Our images are also packaged as distractions. About this time of year, every year, people push back against social media as distractions. And unfortunately, our images are bundled together with this distraction factory that we call social media.

This digital context impacts the way that we see, receive, and regard images.

Looking at printed images gives us a different context. We can see them on walls. We can see them in museums and galleries. We can see them in zines or in photo books?

We have control to present our images in a different context, a better, more wholesome context than the digital context.

The power of the printed image

Printing our images also gives us a different relationship to them. Because of the deluge of images that we’re seeing on social media, the printed image commands a certain respect.

A printed image asks us to regard it. It asks us to look at it, to pause in front of it, to linger, to scrutinize the image by virtue of the print alone. The print commands respect.

The very fact that the image is printed says something about the image. It says that this image is worthy of being printed. There is something special about this image. Look at it closely.

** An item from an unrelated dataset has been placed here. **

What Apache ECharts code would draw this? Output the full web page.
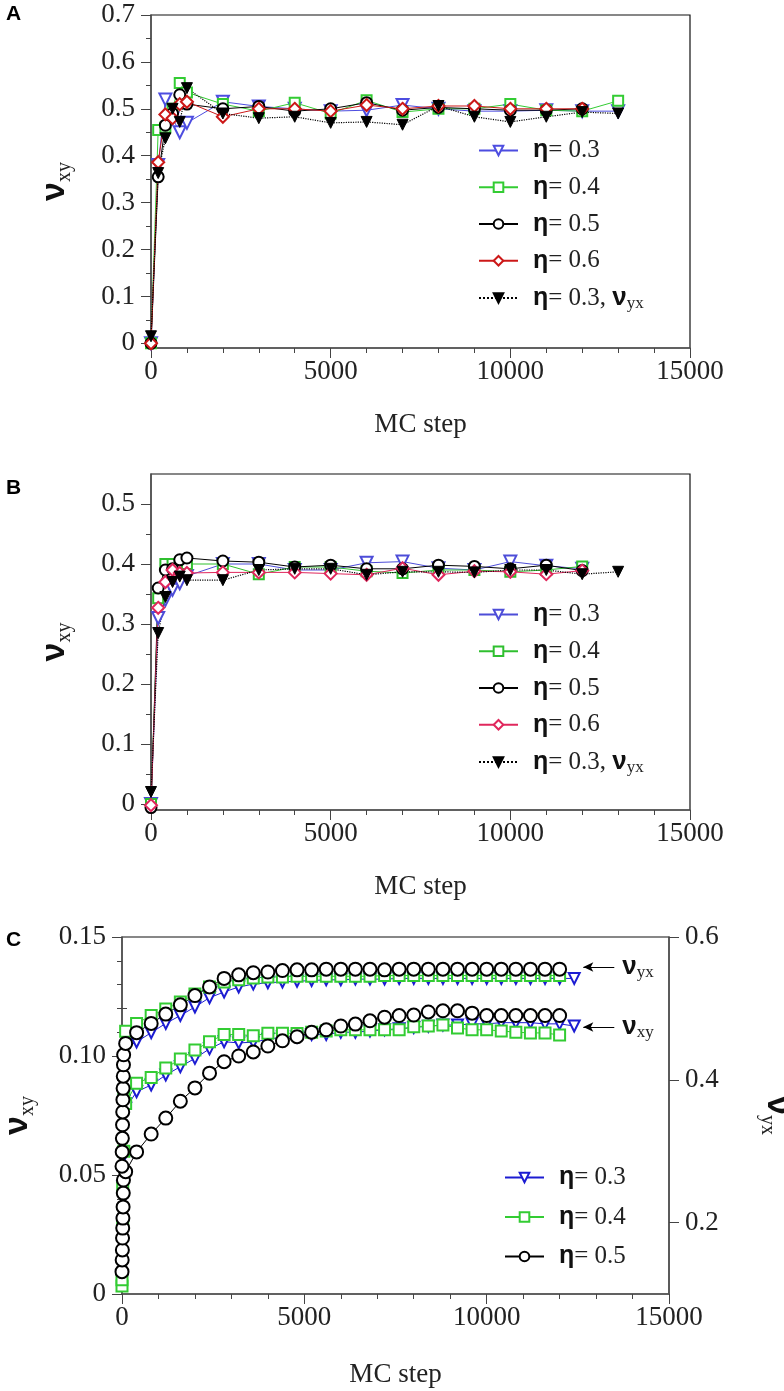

The print gives the photograph a certain aura. The philosopher Walter Benjamin spoke about traditional works of art as having auras, as having a certain soul about them that reproduced images don’t have. But I wonder if Benjamin was alive today, he would say the same thing about printed photography versus digital photography.

I think the printed image does have a certain aura, a certain quality, a certain value associated with it. And might be especially true when we think about what the internet has done to the arts in general. It has devalued the arts.

Think about what the internet has done to music, movies, books, and photography. The internet has devalued them, it has cheapened them to the point where we expect to consume them freely and cheaply. They’ve become disposable, basically.

If digital photography kind of devalues and cheapens the art, then the printed photograph in books or prints appreciates the value. It puts a premium value on the printed, on the physical artifact.

Looking closely

I think printing also helps photographers make better work. Printing forces us to pay more attention to our work. It forces us to curate our work.

To print a photograph is to make a value judgment. It’s to say that this photograph is better than that one. This one is far more worthy of being printed than that one. This one commands more respect, it’s better than that one.

Sure, you can curate digital photographs. When you’re putting digital photographs in a digital photo album, or uploading images to social media, you don’t want to dump all of your images into that. You want to select the very best.

But printing is different. The real costs of actually printing (money, time, resources) are higher, right? That act of selecting images for print becomes even more rigorous, more exacting, more important than selecting images for a digital photo album.

In doing this, we are no longer playing the role of photographer. We’re becoming an editor. As an editor, you’re forced to take a critical stance on your own work. You’re forced to look at your images more closely. You’re forced to think about your images outside of the context of the screen.

A better immersion

Printing our photographs and seeing our photographs in print is a way to immerse ourselves in photography in a way that digital photography can’t.

In his letter to his nephew, the photographer Sergio Larrain recommends that he print and save all of the great images that he encounters and to place them on the desk, to put them on the wall, to immerse himself in great photography. In doing this, he could immerse himself in work he finds interesting instead of being inundated with or subjected to mediocre photography. He can surround himself with good work.

Decorating your home with your photography and other work you find interesting is one way to do this. Looking at photo books is another way to do this.

For sure, it’s easy to bookmark or save images from the web. But let’s be honest… we’ve all done that and how often do we actually go back to those images?

Printing images, framing them, putting them on the wall, putting them in photo albums — this lets us review these images in a more immediate way? They’re more present in our lives when they’re on the wall as opposed to when they’re on some hard drive.

And printing can be cheap. You don’t need large prints. The frames and mats cost me less than five dollars each. And printing the photograph is not that expensive either.

And if it’s that cheap, why not decorate your space with images you love?